__Directive__. Skipping all pictures, set down the lines of the listing from the first through the one with "1.3, 0.62, 0.2, 0.03, 0.01, 0.0, 0.0]".

(Stored records)
------
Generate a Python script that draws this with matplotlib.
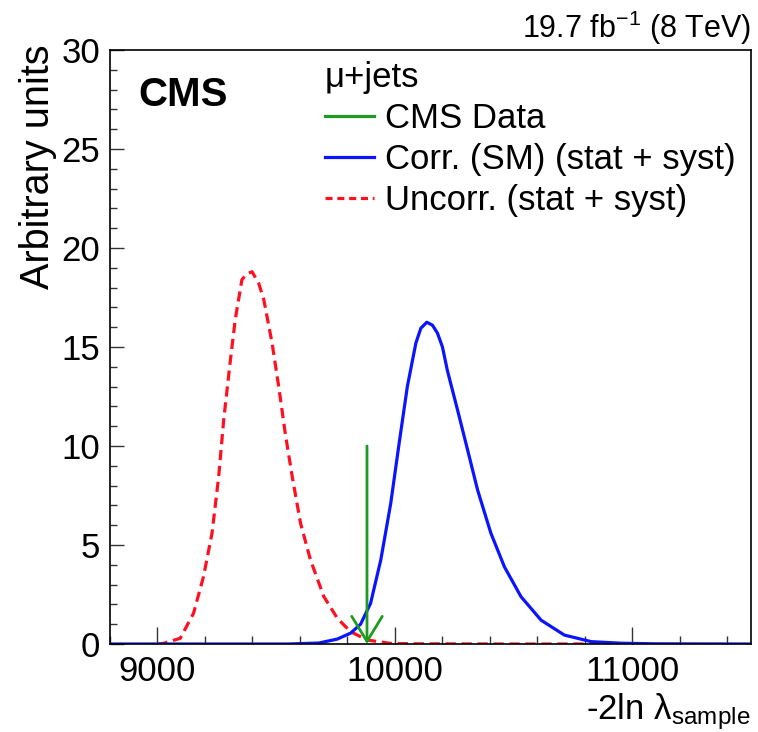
import numpy as np
import matplotlib
matplotlib.use("Agg")
import matplotlib.pyplot as plt
from matplotlib.lines import Line2D
from matplotlib.ticker import MultipleLocator

# Fonts: Helvetica look-alike
plt.rcParams['font.family'] = ['Liberation Sans', 'DejaVu Sans']
plt.rcParams['mathtext.fontset'] = 'custom'
plt.rcParams['mathtext.rm'] = 'Liberation Sans'
plt.rcParams['mathtext.it'] = 'Liberation Sans:italic'
plt.rcParams['mathtext.bf'] = 'Liberation Sans:bold'

# Data

# Uncorrelated (stat + syst), red dashed
uncorr_x = [9000, 9025, 9096, 9152, 9194, 9230, 9258, 9279, 9307, 9328, 9356,
            9377, 9399, 9427, 9448, 9483, 9511, 9539, 9568, 9603, 9645, 9701,
            9758, 9814, 9885, 9983, 10100, 10500, 10950]
uncorr_y = [0.0, 0.03, 0.29, 1.55, 3.4, 5.6, 8.45, 11.3, 14.3, 16.4, 18.4,
            18.7, 18.8, 18.2, 17.4, 15.2, 13.0, 10.6, 8.45, 6.1, 4.24, 2.4,
            1.3, 0.62, 0.2, 0.03, 0.01, 0.0, 0.0]

# Correlated (SM) (stat + syst), blue solid
corr_x = [8800, 9550, 9680, 9758, 9814, 9856, 9898, 9941, 9983, 10018, 10053,
          10089, 10110, 10135, 10159, 10180, 10201, 10222, 10265, 10307, 10349,
          10405, 10462, 10532, 10617, 10715, 10828, 10955, 11100, 11500]
corr_y = [0.0, 0.0, 0.05, 0.25, 0.55, 1.0, 2.05, 4.24, 7.1, 10.1, 13.0,
          15.2, 15.95, 16.25, 16.1, 15.7, 15.0, 13.8, 11.8, 9.8, 7.78,
          5.6, 3.9, 2.39, 1.2, 0.45, 0.12, 0.04, 0.01, 0.0]

# CMS data value (arrow)
data_value = 9883
arrow_top = 10

labels = ['CMS Data', 'Corr. (SM) (stat + syst)', 'Uncorr. (stat + syst)']

green = '#1e9a1e'
blue = '#0a14ff'
red = '#ff1020'

fig = plt.figure(figsize=(7.58, 7.32), dpi=100)
ax = fig.add_axes([0.1451, 0.1202, 0.8453, 0.8115])

ax.plot(uncorr_x, uncorr_y, color=red, lw=2.3, linestyle=(0, (3.2, 1.8)))
ax.plot(corr_x, corr_y, color=blue, lw=2.3)

ax.annotate('', xy=(data_value, 0), xytext=(data_value, arrow_top),
            arrowprops=dict(arrowstyle='->, head_length=0.9, head_width=0.55',
                            color=green, lw=2.0, shrinkA=0, shrinkB=0,
                            mutation_scale=20))

ax.set_xlim(8800, 11500)
ax.set_ylim(0, 30)

ax.xaxis.set_major_locator(MultipleLocator(1000))
ax.xaxis.set_minor_locator(MultipleLocator(200))
ax.yaxis.set_major_locator(MultipleLocator(5))
ax.yaxis.set_minor_locator(MultipleLocator(1))

ax.tick_params(axis='both', which='both', direction='in', colors='#333333',
               labelcolor='black', labelsize=25, width=1.0)
ax.tick_params(axis='x', which='major', length=12, pad=8)
ax.tick_params(axis='x', which='minor', length=6)
ax.tick_params(axis='y', which='major', length=10, pad=7)
ax.tick_params(axis='y', which='minor', length=5)
for s in ax.spines.values():
    s.set_linewidth(1.2)

ax.set_ylabel('Arbitrary units', fontsize=28.5, loc='top')
ax.yaxis.set_label_coords(-0.082, 1.009)
ax.set_xlabel('-2ln \u03bb$_{\\mathrm{sample}}$', fontsize=25, loc='right',
              labelpad=2)

ax.text(0.045, 0.906, 'CMS', transform=ax.transAxes, fontsize=29,
        fontweight='bold', ha='left', va='baseline')
ax.text(1.0, 1.021, r'19.7 fb$^{-1}$ (8 TeV)', transform=ax.transAxes,
        fontsize=22, ha='right', va='baseline')

handles = [Line2D([], [], color=green, lw=2.3),
           Line2D([], [], color=blue, lw=2.3),
           Line2D([], [], color=red, lw=2.3, linestyle=(0, (2.2, 1.5)))]
ax.legend(handles, labels, title='\u03bc+jets', loc='upper left',
          bbox_to_anchor=(0.335, 0.981), frameon=False, fontsize=25,
          title_fontsize=25, alignment='left', handlelength=1.41,
          handletextpad=0.32, labelspacing=0.23, borderpad=0,
          borderaxespad=0)

fig.savefig('out.png', dpi=100)
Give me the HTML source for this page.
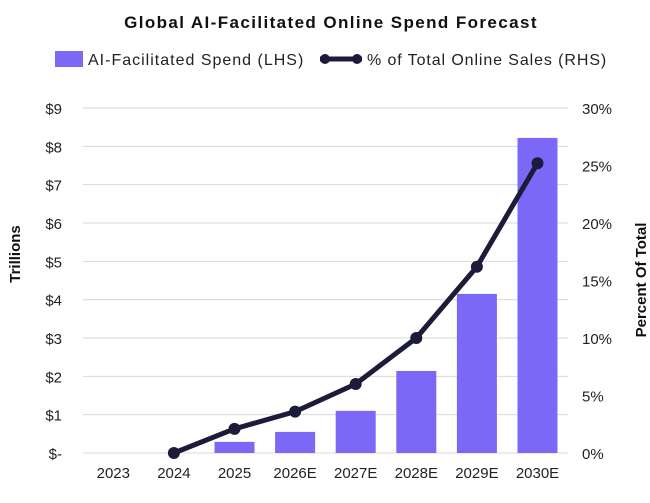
<!DOCTYPE html>
<html><head><meta charset="utf-8"><style>
body{margin:0;background:#fff;width:650px;height:498px;overflow:hidden;font-family:"Liberation Sans",sans-serif}
</style></head><body>
<svg id="c" width="650" height="498" font-family="Liberation Sans, sans-serif">
<text x="331" y="28" text-anchor="middle" font-size="17" letter-spacing="1.4" font-weight="bold" fill="#111">Global AI-Facilitated Online Spend Forecast</text>
<g>
<rect x="55" y="51" width="28" height="16" fill="#7b68f7"/>
<text x="88" y="65" font-size="16" letter-spacing="1" fill="#222">AI-Facilitated Spend (LHS)</text>
<line x1="320" y1="59" x2="362" y2="59" stroke="#1c1b3a" stroke-width="5"/>
<circle cx="325" cy="59" r="5" fill="#1c1b3a"/><circle cx="357" cy="59" r="5" fill="#1c1b3a"/>
<text x="367" y="65" font-size="16" letter-spacing="0.9" fill="#222">% of Total Online Sales (RHS)</text>
</g>
<text transform="translate(20,254) rotate(-90)" text-anchor="middle" font-size="15" font-weight="bold" fill="#111">Trillions</text>
<text transform="translate(646,280) rotate(-90)" text-anchor="middle" font-size="15" font-weight="bold" fill="#111">Percent Of Total</text>
<g id="grid"></g><g id="bars"></g><g id="line"></g><g id="axes"></g>
</svg>
<script>
const categories=["2023","2024","2025","2026E","2027E","2028E","2029E","2030E"];
const spend=[0,0,0.29,0.55,1.1,2.14,4.15,8.22];
const pct=[null,0,2.1,3.6,6.0,10.0,16.2,25.2];
const leftTicks=["$-","$1","$2","$3","$4","$5","$6","$7","$8","$9"];
const rightTicks=["0%","5%","10%","15%","20%","25%","30%"];
const NS="http://www.w3.org/2000/svg";
const y0=453,y1=108,x0=83,step=60.6;
const yL=v=>y0-(v/9)*(y0-y1);
const yR=v=>y0-(v/30)*(y0-y1);
const xC=i=>x0+step*(i+0.5);
function mk(tag,attrs,parent){const e=document.createElementNS(NS,tag);for(const k in attrs)e.setAttribute(k,attrs[k]);document.getElementById(parent).appendChild(e);return e;}
leftTicks.forEach((t,i)=>{
 const g=mk("line",{x1:x0,x2:568,y1:yL(i),y2:yL(i),stroke:"#d9d9d9","stroke-width":1},"grid");
 
 
 const tx=mk("text",{x:62,y:yL(i)+6,"text-anchor":"end","font-size":15,fill:"#222"},"axes");tx.textContent=t;
 
 
});
rightTicks.forEach((t,i)=>{
 const tx=mk("text",{x:582,y:yR(i*5)+6,"font-size":15,fill:"#222"},"axes");tx.textContent=t;
 
 
});
categories.forEach((c,i)=>{
 const tx=mk("text",{x:xC(i),y:478,"text-anchor":"middle","font-size":15,fill:"#222"},"axes");tx.textContent=c;
 
 
 if(spend[i]>0){
  const r=mk("rect",{x:xC(i)-20,y:yL(spend[i]),width:40,height:y0-yL(spend[i]),fill:"#7b68f7"},"bars");
  
  
 }
});
const pts=[];pct.forEach((v,i)=>{if(v!==null)pts.push([xC(i),yR(v)]);});
const pl=mk("polyline",{points:pts.map(p=>p.join(",")).join(" "),fill:"none",stroke:"#1c1b3a","stroke-width":5,"stroke-linejoin":"round"},"line");


pts.forEach(p=>{const c=mk("circle",{cx:p[0],cy:p[1],r:6,fill:"#1c1b3a"},"line");
 
 });
</script>
</body></html>
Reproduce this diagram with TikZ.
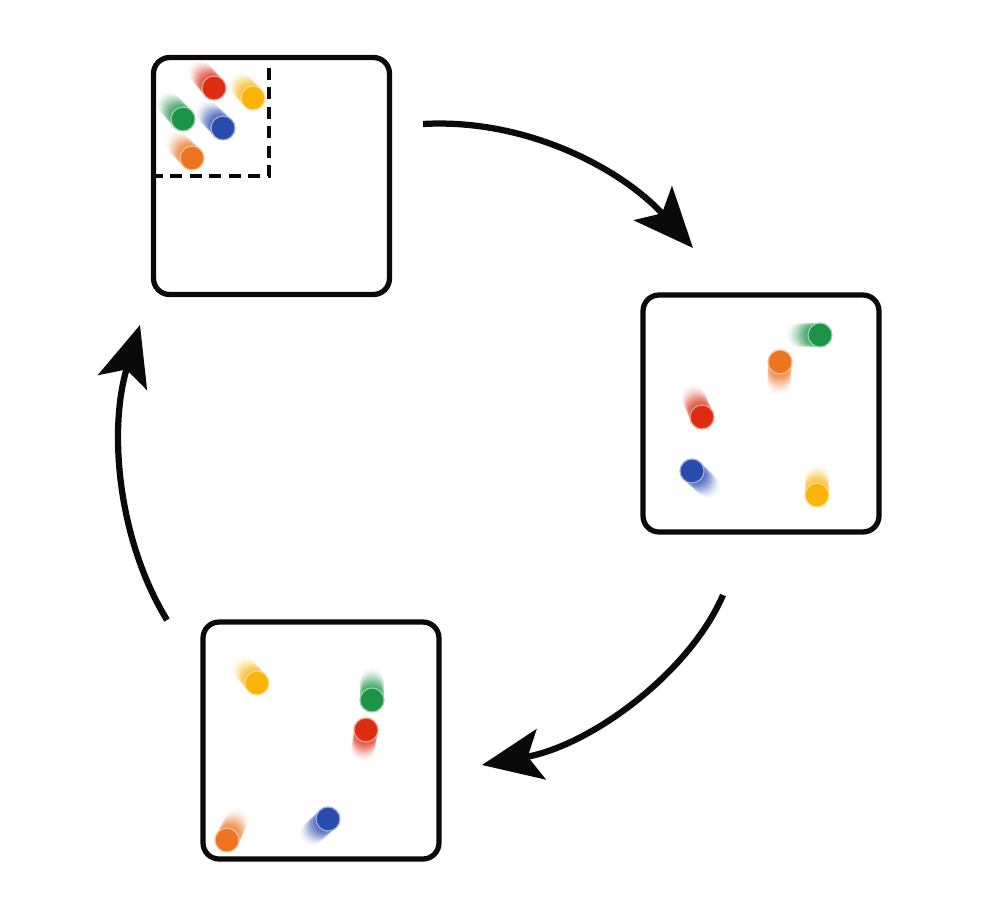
------
__Full response__.
Generate a Python script that draws this with matplotlib.
import numpy as np
import matplotlib
matplotlib.use("Agg")
import matplotlib.pyplot as plt
from matplotlib.lines import Line2D
from matplotlib.ticker import MultipleLocator

# Fonts: Helvetica look-alike
plt.rcParams['font.family'] = ['Liberation Sans', 'DejaVu Sans']
plt.rcParams['mathtext.fontset'] = 'custom'
plt.rcParams['mathtext.rm'] = 'Liberation Sans'
plt.rcParams['mathtext.it'] = 'Liberation Sans:italic'
plt.rcParams['mathtext.bf'] = 'Liberation Sans:bold'

# Data

# Uncorrelated (stat + syst), red dashed
uncorr_x = [9000, 9025, 9096, 9152, 9194, 9230, 9258, 9279, 9307, 9328, 9356,
            9377, 9399, 9427, 9448, 9483, 9511, 9539, 9568, 9603, 9645, 9701,
            9758, 9814, 9885, 9983, 10100, 10500, 10950]
uncorr_y = [0.0, 0.03, 0.29, 1.55, 3.4, 5.6, 8.45, 11.3, 14.3, 16.4, 18.4,
            18.7, 18.8, 18.2, 17.4, 15.2, 13.0, 10.6, 8.45, 6.1, 4.24, 2.4,
            1.3, 0.62, 0.2, 0.03, 0.01, 0.0, 0.0]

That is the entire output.